Newspapers of the day were unanimous on the congruent conclusion that the volcano had awakened from a 600-year slumber, with accurate forecast of vast devastation, widespread socio-economic dislocation, and a heavy toll from the volcanic fury.
At the Zambales side was a group of media workers who quoted witnesses who said the skies darkened momentarily after the volcano erupted in the early morning of 15 June.
Newsmen reporting from Clark said Mount Pinatubo vomited scorching volcanic material in a violent outburst, then acrid ashes and gases oozed out of the volcano’s active vents. Like the explosion of the first atom bomb in Hiroshima which was timed officially by the US military, the Philvocs placed the Great Eruption at 8:15 in the morning of 15 June 1991. And thereafter, day turned into the blackest of night.
A tropical storm spotted a distance away from Central Luzon as early as 10 June moved in for the “kill” after the major explosion and developed into a full-blown typhoon.
Thus Typhoon Diding blew volcanic ash around Central Luzon. It spread and swirled the debris up to Metro Manila, and as far away as several countries that affected air travel for some time.
The midday darkness, the rumblings of the volcano, frightening quakes and aftershocks, lightning and thunder, howling winds and a torrential rain of pumice stones as big as golf balls, mud and ash did indeed presage an apocalyptic end of days.
“That is already the big bang. I can’t see any other eruption that will exceed this. What we are seeing now are phenomenal eruptions,” Director Raymundo S. Punongbayan of Phivolcs reported.
He cautioned though that: “The story of Mount Pinatubo is not quite over yet.”
Mount Pinatubo proved Punongbayan wrong – on the first assertion, and right – on the caution.
June 14 saw the dark clouds like the wings of a monstrous bird casting trembling shadows across Angeles City during the day and a strange gloomy spell that dimmed the lights of the city’s tourist district in Balibago.
Residents, confused as to the real danger became expectant of a distant calamity. Frightened by the frequency of mild quakes and the smell of sulfur in the air, they braced themselves for the inevitable.
The people with foresight started to leave; the fearful began long prayers at home and inside churches; the ignorant, as usual the powerless, waited in trepidation, ready to accept anything, even danger and destruction in sordid acceptance.
That was how the Mount Pinatubo eruption of June 15, 1991 came to Pampanga: with deathly fear, unfathomable anxiety, and widespread confusion that only plagues, war and the other scourges of the Four Horsemen of the Apocalypse could have wreaked anywhere.
Like an epic, graphic accounts of the Great Eruption varied in their dramatic and incredible description.

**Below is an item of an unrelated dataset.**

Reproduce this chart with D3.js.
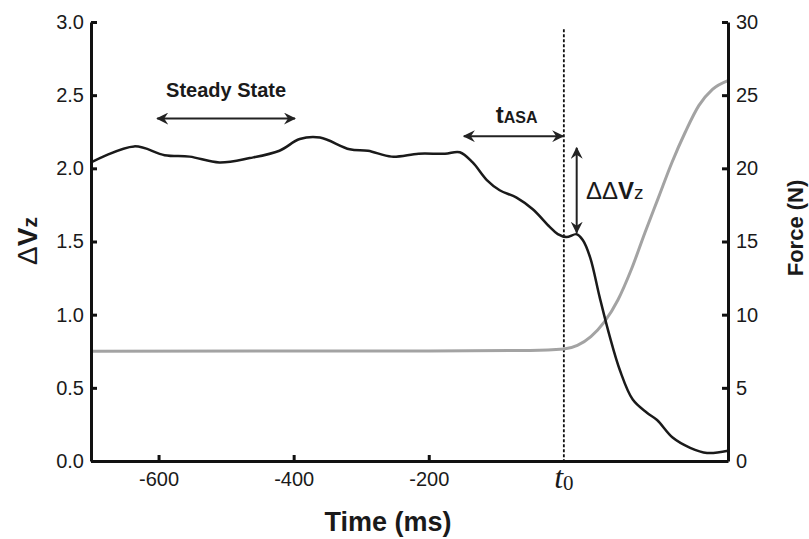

Real life narrations and first-hand experiences of those who remembered the event are reinvented in every retelling.
Newspapers of the day were unanimous on the congruent conclusion that the volcano had awakened from a 600-year slumber, with accurate forecast of vast devastation, widespread socio-economic dislocation, and a heavy toll from the volcanic fury.

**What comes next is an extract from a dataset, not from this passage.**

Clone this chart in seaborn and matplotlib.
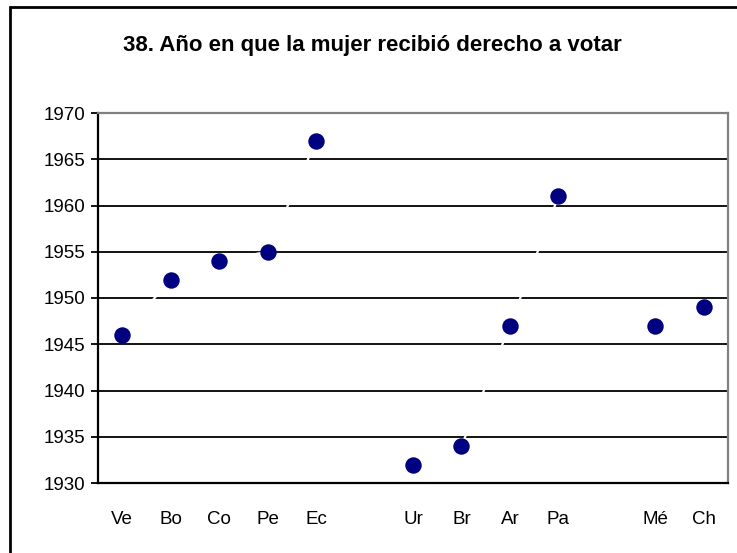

At the Zambales side was a group of media workers who quoted witnesses who said the skies darkened momentarily after the volcano erupted in the early morning of 15 June.
Newsmen reporting from Clark said Mount Pinatubo vomited scorching volcanic material in a violent outburst, then acrid ashes and gases oozed out of the volcano’s active vents. Like the explosion of the first atom bomb in Hiroshima which was timed officially by the US military, the Philvocs placed the Great Eruption at 8:15 in the morning of 15 June 1991. And thereafter, day turned into the blackest of night.
A tropical storm spotted a distance away from Central Luzon as early as 10 June moved in for the “kill” after the major explosion and developed into a full-blown typhoon.
Thus Typhoon Diding blew volcanic ash around Central Luzon. It spread and swirled the debris up to Metro Manila, and as far away as several countries that affected air travel for some time.
The midday darkness, the rumblings of the volcano, frightening quakes and aftershocks, lightning and thunder, howling winds and a torrential rain of pumice stones as big as golf balls, mud and ash did indeed presage an apocalyptic end of days.